SET TASK: Return the whole listing, line for line, without the pictures in it.

DATA SEGMENT:
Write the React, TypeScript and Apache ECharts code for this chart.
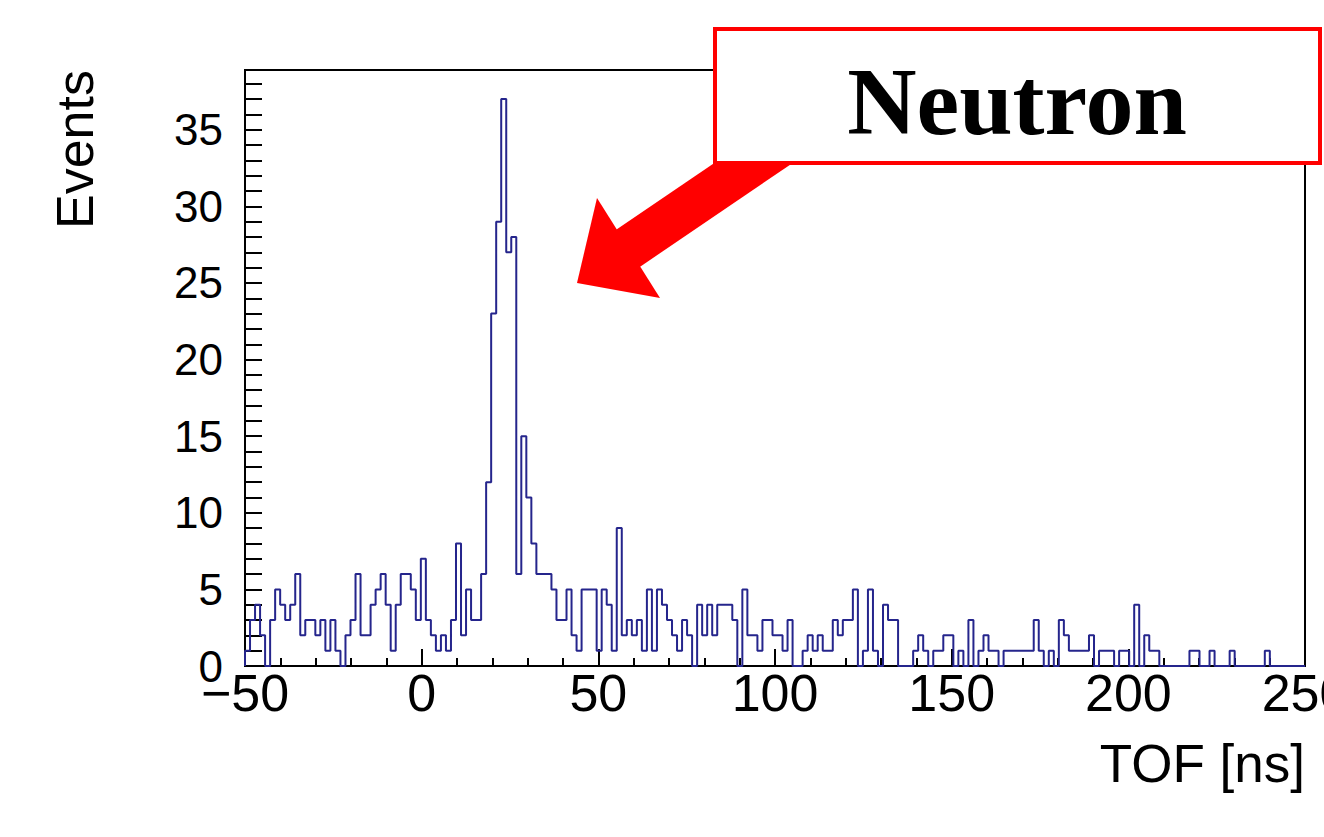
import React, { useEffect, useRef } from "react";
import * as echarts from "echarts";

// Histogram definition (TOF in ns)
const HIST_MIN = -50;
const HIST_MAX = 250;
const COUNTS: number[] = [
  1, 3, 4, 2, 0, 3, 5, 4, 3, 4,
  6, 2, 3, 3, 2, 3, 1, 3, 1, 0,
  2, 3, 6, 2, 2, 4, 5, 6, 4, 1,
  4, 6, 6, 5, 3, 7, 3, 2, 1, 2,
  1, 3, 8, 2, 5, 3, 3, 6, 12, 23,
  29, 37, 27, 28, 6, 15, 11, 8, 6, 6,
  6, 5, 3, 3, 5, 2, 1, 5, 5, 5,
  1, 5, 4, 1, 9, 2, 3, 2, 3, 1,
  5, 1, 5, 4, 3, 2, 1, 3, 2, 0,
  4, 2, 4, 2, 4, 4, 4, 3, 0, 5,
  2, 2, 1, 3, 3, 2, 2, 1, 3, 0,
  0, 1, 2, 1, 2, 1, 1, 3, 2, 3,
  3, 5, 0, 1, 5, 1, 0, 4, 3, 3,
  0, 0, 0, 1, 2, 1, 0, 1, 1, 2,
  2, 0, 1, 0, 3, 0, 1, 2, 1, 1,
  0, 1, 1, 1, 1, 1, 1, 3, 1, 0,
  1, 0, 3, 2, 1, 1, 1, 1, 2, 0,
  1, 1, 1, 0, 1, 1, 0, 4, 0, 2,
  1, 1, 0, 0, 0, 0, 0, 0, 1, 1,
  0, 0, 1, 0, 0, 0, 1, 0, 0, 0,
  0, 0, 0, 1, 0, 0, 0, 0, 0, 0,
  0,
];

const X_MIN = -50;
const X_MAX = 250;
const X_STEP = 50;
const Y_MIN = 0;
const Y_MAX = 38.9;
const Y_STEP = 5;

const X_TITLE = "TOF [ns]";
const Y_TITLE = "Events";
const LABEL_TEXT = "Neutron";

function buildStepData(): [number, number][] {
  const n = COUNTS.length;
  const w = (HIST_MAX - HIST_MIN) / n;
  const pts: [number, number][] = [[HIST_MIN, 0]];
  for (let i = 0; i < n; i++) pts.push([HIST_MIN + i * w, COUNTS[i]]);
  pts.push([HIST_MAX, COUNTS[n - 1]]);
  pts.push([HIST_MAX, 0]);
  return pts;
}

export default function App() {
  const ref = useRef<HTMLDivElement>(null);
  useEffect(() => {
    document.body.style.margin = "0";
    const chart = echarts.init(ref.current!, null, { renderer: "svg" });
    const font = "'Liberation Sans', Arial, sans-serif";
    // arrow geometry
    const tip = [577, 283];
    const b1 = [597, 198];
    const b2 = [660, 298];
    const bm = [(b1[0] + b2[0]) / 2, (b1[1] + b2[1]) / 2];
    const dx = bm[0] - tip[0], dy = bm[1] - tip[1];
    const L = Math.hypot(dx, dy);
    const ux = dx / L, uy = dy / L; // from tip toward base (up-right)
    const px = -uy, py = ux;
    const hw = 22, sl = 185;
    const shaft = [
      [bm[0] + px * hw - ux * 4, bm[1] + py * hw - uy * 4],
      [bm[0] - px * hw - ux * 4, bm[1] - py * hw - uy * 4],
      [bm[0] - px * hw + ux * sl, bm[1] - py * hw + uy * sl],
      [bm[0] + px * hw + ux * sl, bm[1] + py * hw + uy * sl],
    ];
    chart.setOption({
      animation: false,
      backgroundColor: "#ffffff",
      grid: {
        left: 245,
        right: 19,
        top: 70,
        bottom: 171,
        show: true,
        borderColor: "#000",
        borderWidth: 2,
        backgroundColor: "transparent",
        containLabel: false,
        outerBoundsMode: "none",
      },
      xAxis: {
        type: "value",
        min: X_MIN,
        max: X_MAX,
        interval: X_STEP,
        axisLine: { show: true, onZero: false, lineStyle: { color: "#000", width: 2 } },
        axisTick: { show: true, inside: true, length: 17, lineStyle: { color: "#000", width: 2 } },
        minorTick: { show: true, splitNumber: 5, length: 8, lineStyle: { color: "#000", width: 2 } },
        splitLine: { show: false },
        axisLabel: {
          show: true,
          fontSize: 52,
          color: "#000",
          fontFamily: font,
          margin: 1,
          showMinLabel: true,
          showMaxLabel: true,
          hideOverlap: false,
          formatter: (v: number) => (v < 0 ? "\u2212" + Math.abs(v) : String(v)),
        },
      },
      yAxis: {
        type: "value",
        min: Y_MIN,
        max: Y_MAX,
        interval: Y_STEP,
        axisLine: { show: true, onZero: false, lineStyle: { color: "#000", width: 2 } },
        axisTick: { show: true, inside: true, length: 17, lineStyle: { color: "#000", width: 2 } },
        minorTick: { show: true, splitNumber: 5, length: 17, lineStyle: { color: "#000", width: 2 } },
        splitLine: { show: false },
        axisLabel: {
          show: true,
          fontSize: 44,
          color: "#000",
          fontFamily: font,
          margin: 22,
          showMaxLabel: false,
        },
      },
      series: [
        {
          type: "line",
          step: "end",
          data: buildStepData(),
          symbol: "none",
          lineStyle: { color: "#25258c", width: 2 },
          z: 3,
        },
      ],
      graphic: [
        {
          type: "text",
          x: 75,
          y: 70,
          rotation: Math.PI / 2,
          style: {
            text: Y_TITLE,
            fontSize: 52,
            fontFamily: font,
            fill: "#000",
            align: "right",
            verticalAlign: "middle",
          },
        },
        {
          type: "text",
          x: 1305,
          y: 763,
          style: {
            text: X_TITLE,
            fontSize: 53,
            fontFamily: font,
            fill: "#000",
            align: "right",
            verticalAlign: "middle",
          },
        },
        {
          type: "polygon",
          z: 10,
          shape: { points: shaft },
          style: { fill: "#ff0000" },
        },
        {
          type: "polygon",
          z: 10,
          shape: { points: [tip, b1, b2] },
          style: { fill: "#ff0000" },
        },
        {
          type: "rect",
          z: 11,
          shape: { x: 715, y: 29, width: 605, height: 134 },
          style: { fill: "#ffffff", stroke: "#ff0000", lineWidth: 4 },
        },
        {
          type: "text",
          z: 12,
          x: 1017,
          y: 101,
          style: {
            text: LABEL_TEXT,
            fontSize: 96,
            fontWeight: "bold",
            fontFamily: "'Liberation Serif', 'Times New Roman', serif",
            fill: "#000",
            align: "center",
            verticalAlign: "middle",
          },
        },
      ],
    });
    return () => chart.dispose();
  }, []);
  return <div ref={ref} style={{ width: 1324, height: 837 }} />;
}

TASK RESPONSE:
Write the React, TypeScript and Apache ECharts code for this chart.
import React, { useEffect, useRef } from "react";
import * as echarts from "echarts";

// Histogram definition (TOF in ns)
const HIST_MIN = -50;
const HIST_MAX = 250;
const COUNTS: number[] = [
  1, 3, 4, 2, 0, 3, 5, 4, 3, 4,
  6, 2, 3, 3, 2, 3, 1, 3, 1, 0,
  2, 3, 6, 2, 2, 4, 5, 6, 4, 1,
  4, 6, 6, 5, 3, 7, 3, 2, 1, 2,
  1, 3, 8, 2, 5, 3, 3, 6, 12, 23,
  29, 37, 27, 28, 6, 15, 11, 8, 6, 6,
  6, 5, 3, 3, 5, 2, 1, 5, 5, 5,
  1, 5, 4, 1, 9, 2, 3, 2, 3, 1,
  5, 1, 5, 4, 3, 2, 1, 3, 2, 0,
  4, 2, 4, 2, 4, 4, 4, 3, 0, 5,
  2, 2, 1, 3, 3, 2, 2, 1, 3, 0,
  0, 1, 2, 1, 2, 1, 1, 3, 2, 3,
  3, 5, 0, 1, 5, 1, 0, 4, 3, 3,
  0, 0, 0, 1, 2, 1, 0, 1, 1, 2,
  2, 0, 1, 0, 3, 0, 1, 2, 1, 1,
  0, 1, 1, 1, 1, 1, 1, 3, 1, 0,
  1, 0, 3, 2, 1, 1, 1, 1, 2, 0,
  1, 1, 1, 0, 1, 1, 0, 4, 0, 2,
  1, 1, 0, 0, 0, 0, 0, 0, 1, 1,
  0, 0, 1, 0, 0, 0, 1, 0, 0, 0,
  0, 0, 0, 1, 0, 0, 0, 0, 0, 0,
  0,
];

const X_MIN = -50;
const X_MAX = 250;
const X_STEP = 50;
const Y_MIN = 0;
const Y_MAX = 38.9;
const Y_STEP = 5;

const X_TITLE = "TOF [ns]";
const Y_TITLE = "Events";
const LABEL_TEXT = "Neutron";

function buildStepData(): [number, number][] {
  const n = COUNTS.length;
  const w = (HIST_MAX - HIST_MIN) / n;
  const pts: [number, number][] = [[HIST_MIN, 0]];
  for (let i = 0; i < n; i++) pts.push([HIST_MIN + i * w, COUNTS[i]]);
  pts.push([HIST_MAX, COUNTS[n - 1]]);
  pts.push([HIST_MAX, 0]);
  return pts;
}

export default function App() {
  const ref = useRef<HTMLDivElement>(null);
  useEffect(() => {
    document.body.style.margin = "0";
    const chart = echarts.init(ref.current!, null, { renderer: "svg" });
    const font = "'Liberation Sans', Arial, sans-serif";
    // arrow geometry
    const tip = [577, 283];
    const b1 = [597, 198];
    const b2 = [660, 298];
    const bm = [(b1[0] + b2[0]) / 2, (b1[1] + b2[1]) / 2];
    const dx = bm[0] - tip[0], dy = bm[1] - tip[1];
    const L = Math.hypot(dx, dy);
    const ux = dx / L, uy = dy / L; // from tip toward base (up-right)
    const px = -uy, py = ux;
    const hw = 22, sl = 185;
    const shaft = [
      [bm[0] + px * hw - ux * 4, bm[1] + py * hw - uy * 4],
      [bm[0] - px * hw - ux * 4, bm[1] - py * hw - uy * 4],
      [bm[0] - px * hw + ux * sl, bm[1] - py * hw + uy * sl],
      [bm[0] + px * hw + ux * sl, bm[1] + py * hw + uy * sl],
    ];
    chart.setOption({
      animation: false,
      backgroundColor: "#ffffff",
      grid: {
        left: 245,
        right: 19,
        top: 70,
        bottom: 171,
        show: true,
        borderColor: "#000",
        borderWidth: 2,
        backgroundColor: "transparent",
        containLabel: false,
        outerBoundsMode: "none",
      },
      xAxis: {
        type: "value",
        min: X_MIN,
        max: X_MAX,
        interval: X_STEP,
        axisLine: { show: true, onZero: false, lineStyle: { color: "#000", width: 2 } },
        axisTick: { show: true, inside: true, length: 17, lineStyle: { color: "#000", width: 2 } },
        minorTick: { show: true, splitNumber: 5, length: 8, lineStyle: { color: "#000", width: 2 } },
        splitLine: { show: false },
        axisLabel: {
          show: true,
          fontSize: 52,
          color: "#000",
          fontFamily: font,
          margin: 1,
          showMinLabel: true,
          showMaxLabel: true,
          hideOverlap: false,
          formatter: (v: number) => (v < 0 ? "\u2212" + Math.abs(v) : String(v)),
        },
      },
      yAxis: {
        type: "value",
        min: Y_MIN,
        max: Y_MAX,
        interval: Y_STEP,
        axisLine: { show: true, onZero: false, lineStyle: { color: "#000", width: 2 } },
        axisTick: { show: true, inside: true, length: 17, lineStyle: { color: "#000", width: 2 } },
        minorTick: { show: true, splitNumber: 5, length: 17, lineStyle: { color: "#000", width: 2 } },
        splitLine: { show: false },
        axisLabel: {
          show: true,
          fontSize: 44,
          color: "#000",
          fontFamily: font,
          margin: 22,
          showMaxLabel: false,
        },
      },
      series: [
        {
          type: "line",
          step: "end",
          data: buildStepData(),
          symbol: "none",
          lineStyle: { color: "#25258c", width: 2 },
          z: 3,
        },
      ],
      graphic: [
        {
          type: "text",
          x: 75,
          y: 70,
          rotation: Math.PI / 2,
          style: {
            text: Y_TITLE,
            fontSize: 52,
            fontFamily: font,
            fill: "#000",
            align: "right",
            verticalAlign: "middle",
          },
        },
        {
          type: "text",
          x: 1305,
          y: 763,
          style: {
            text: X_TITLE,
            fontSize: 53,
            fontFamily: font,
            fill: "#000",
            align: "right",
            verticalAlign: "middle",
          },
        },
        {
          type: "polygon",
          z: 10,
          shape: { points: shaft },
          style: { fill: "#ff0000" },
        },
        {
          type: "polygon",
          z: 10,
          shape: { points: [tip, b1, b2] },
          style: { fill: "#ff0000" },
        },
        {
          type: "rect",
          z: 11,
          shape: { x: 715, y: 29, width: 605, height: 134 },
          style: { fill: "#ffffff", stroke: "#ff0000", lineWidth: 4 },
        },
        {
          type: "text",
          z: 12,
          x: 1017,
          y: 101,
          style: {
            text: LABEL_TEXT,
            fontSize: 96,
            fontWeight: "bold",
            fontFamily: "'Liberation Serif', 'Times New Roman', serif",
            fill: "#000",
            align: "center",
            verticalAlign: "middle",
          },
        },
      ],
    });
    return () => chart.dispose();
  }, []);
  return <div ref={ref} style={{ width: 1324, height: 837 }} />;
}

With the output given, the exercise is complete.